If your product requires highly specific visual metaphors-say, a cybersecurity firm depicting “a trojan horse tailored as a harmless email attachment being scanned by a bioluminescent AI”-you won’t find that here. Ouch excels at standard concepts like analytics, teamwork, and commerce. It struggles with abstract or niche narratives.

Ubiquity

These assets are public. You might choose a trendy 3D style for your banking app, only to find a pet food company using the same characters next week. Recoloring helps hide the source, but the underlying geometry remains recognizable.

3D Customization Curve

2D vectors are easily manipulated in tools like Illustrator or Figma. 3D assets (provided as PNG or FBX) are harder to change. Without 3D modeling expertise, you are largely stuck with the angle and lighting provided in the pre-rendered images.

Comparing the Alternatives

Ouch vs. UnDraw

UnDraw is the open-source standard for tech illustrations. It is free and supports color customization. But its ubiquity is a problem. UnDraw illustrations are so common they have become invisible to users. Ouch offers significantly more stylistic variety, preventing that generic “bootstrapped startup” look.

Ouch vs. Freepik

Freepik has a massive volume of content. But finding a pack of 50 images in the exact same style is difficult. You often find one great image and then hit a wall. Ouch prioritizes the “pack” concept, ensuring you have coverage for UX states, not just marketing headers.

Ouch vs. Custom Illustration

Custom work offers total ownership and infinite flexibility but costs thousands of dollars and takes weeks. Ouch operates at a fraction of the cost and instant availability. It is the pragmatic choice for MVPs, Series A startups, and agencies.

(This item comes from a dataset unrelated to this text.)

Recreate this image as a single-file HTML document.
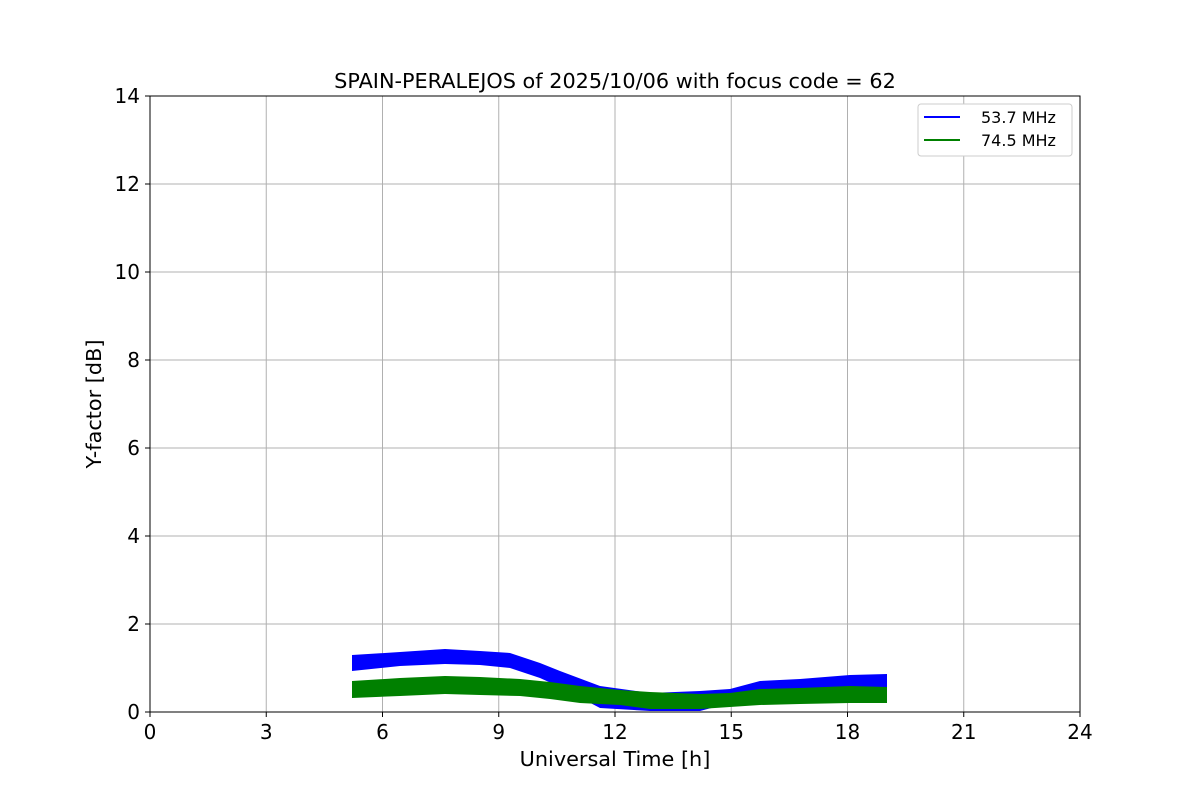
<!DOCTYPE html>
<html><head><meta charset="utf-8"><style>body{margin:0;background:#fff}</style></head><body>
<svg width="1200" height="800" xmlns="http://www.w3.org/2000/svg" font-family="DejaVu Sans, sans-serif">
<rect width="1200" height="800" fill="#fff"/>
<g stroke="#b0b0b0" stroke-width="1">
<line x1="266.25" y1="96" x2="266.25" y2="712"/><line x1="382.5" y1="96" x2="382.5" y2="712"/><line x1="498.75" y1="96" x2="498.75" y2="712"/><line x1="615" y1="96" x2="615" y2="712"/><line x1="731.25" y1="96" x2="731.25" y2="712"/><line x1="847.5" y1="96" x2="847.5" y2="712"/><line x1="963.75" y1="96" x2="963.75" y2="712"/>
<line x1="150" y1="624" x2="1080" y2="624"/><line x1="150" y1="536" x2="1080" y2="536"/><line x1="150" y1="448" x2="1080" y2="448"/><line x1="150" y1="360" x2="1080" y2="360"/><line x1="150" y1="272" x2="1080" y2="272"/><line x1="150" y1="184" x2="1080" y2="184"/>
</g>
<polygon fill="#0000ff" points="352,655 400,652 445,649 480,651 510,653 540,663 560,671 600,686 650,693 700,691 730,689 760,681 800,679 850,675 887,674 887,689 850,690 800,694 760,697 730,703 700,711 650,711 600,708 560,687 540,678 510,668 480,665 445,664 400,666 352,671"/>
<polygon fill="#008000" points="352,681 400,678 445,676 480,677 520,679 550,682 580,686 620,690 650,692 700,694 730,693 760,689 800,688 850,686 887,687 887,703 850,703 800,704 760,705 730,707 700,709 650,709 620,705 580,703 550,699 520,696 480,695 445,694 400,696 352,698"/>
<rect x="150" y="96" width="930" height="616" fill="none" stroke="#000" stroke-width="1"/>
<g stroke="#000">
<line x1="150" y1="712" x2="150" y2="717"/><line x1="266.25" y1="712" x2="266.25" y2="717"/><line x1="382.5" y1="712" x2="382.5" y2="717"/><line x1="498.75" y1="712" x2="498.75" y2="717"/><line x1="615" y1="712" x2="615" y2="717"/><line x1="731.25" y1="712" x2="731.25" y2="717"/><line x1="847.5" y1="712" x2="847.5" y2="717"/><line x1="963.75" y1="712" x2="963.75" y2="717"/><line x1="1080" y1="712" x2="1080" y2="717"/>
<line x1="145" y1="712" x2="150" y2="712"/><line x1="145" y1="624" x2="150" y2="624"/><line x1="145" y1="536" x2="150" y2="536"/><line x1="145" y1="448" x2="150" y2="448"/><line x1="145" y1="360" x2="150" y2="360"/><line x1="145" y1="272" x2="150" y2="272"/><line x1="145" y1="184" x2="150" y2="184"/><line x1="145" y1="96" x2="150" y2="96"/>
</g>
<g font-size="20" text-anchor="middle" fill="#000">
<text x="150" y="739">0</text><text x="266.25" y="739">3</text><text x="382.5" y="739">6</text><text x="498.75" y="739">9</text><text x="615" y="739">12</text><text x="731.25" y="739">15</text><text x="847.5" y="739">18</text><text x="963.75" y="739">21</text><text x="1080" y="739">24</text>
</g>
<g font-size="20" text-anchor="end" fill="#000">
<text x="140" y="719">0</text><text x="140" y="631">2</text><text x="140" y="543">4</text><text x="140" y="455">6</text><text x="140" y="367">8</text><text x="140" y="279">10</text><text x="140" y="191">12</text><text x="140" y="103">14</text>
</g>
<text x="615" y="766" font-size="20.8" text-anchor="middle">Universal Time [h]</text>
<text transform="translate(101,404) rotate(-90)" font-size="20.8" text-anchor="middle">Y-factor [dB]</text>
<text x="615" y="88" font-size="20.8" text-anchor="middle">SPAIN-PERALEJOS of 2025/10/06 with focus code = 62</text>
<rect x="918" y="104" width="154" height="52" rx="3" fill="#fff" stroke="#ccc"/>
<line x1="924" y1="117" x2="960" y2="117" stroke="#0000ff" stroke-width="2"/>
<line x1="924" y1="140" x2="960" y2="140" stroke="#008000" stroke-width="2"/>
<text x="981" y="123" font-size="16">53.7 MHz</text>
<text x="981" y="146" font-size="16">74.5 MHz</text>
</svg>
</body></html>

Practical Tips for Implementation

To get the most out of the library, avoid using the assets exactly as downloaded.

Mix and Match Objects

When searching for the right illustration to fit a specific user flow, look for the “Objects” tab. Many Ouch illustrations are composed of separate elements. Take a background from one image and a character from another (within the same style) to create a scene that fits your layout constraints.

Use Animation Formats

Static images are fine; motion captures attention. Ouch provides Rive and Lottie formats for many styles. These are lightweight code-based animations that load instantly. Replacing a static “Success” PNG with a Lottie animation that plays once upon form submission adds a layer of polish that feels expensive.

Link Attribution Strategy

Zero-budget projects can use the PNGs for free if you link back to Icons8. This works well for blog posts or footer graphics. For core product UI, upgrade to the paid plan. This removes the attribution requirement and unlocks the SVG files essential for responsive scaling.

Verdict

Ouch challenges the notion that you need an in-house artist to maintain a consistent brand. By organizing content into deep stylistic systems rather than a chaotic pile of images, it allows teams to build products that look intentional. It cannot replace the storytelling power of fully bespoke art for unique metaphors. But for day-to-day UI and marketing needs, it is a powerful tool to have in your stack.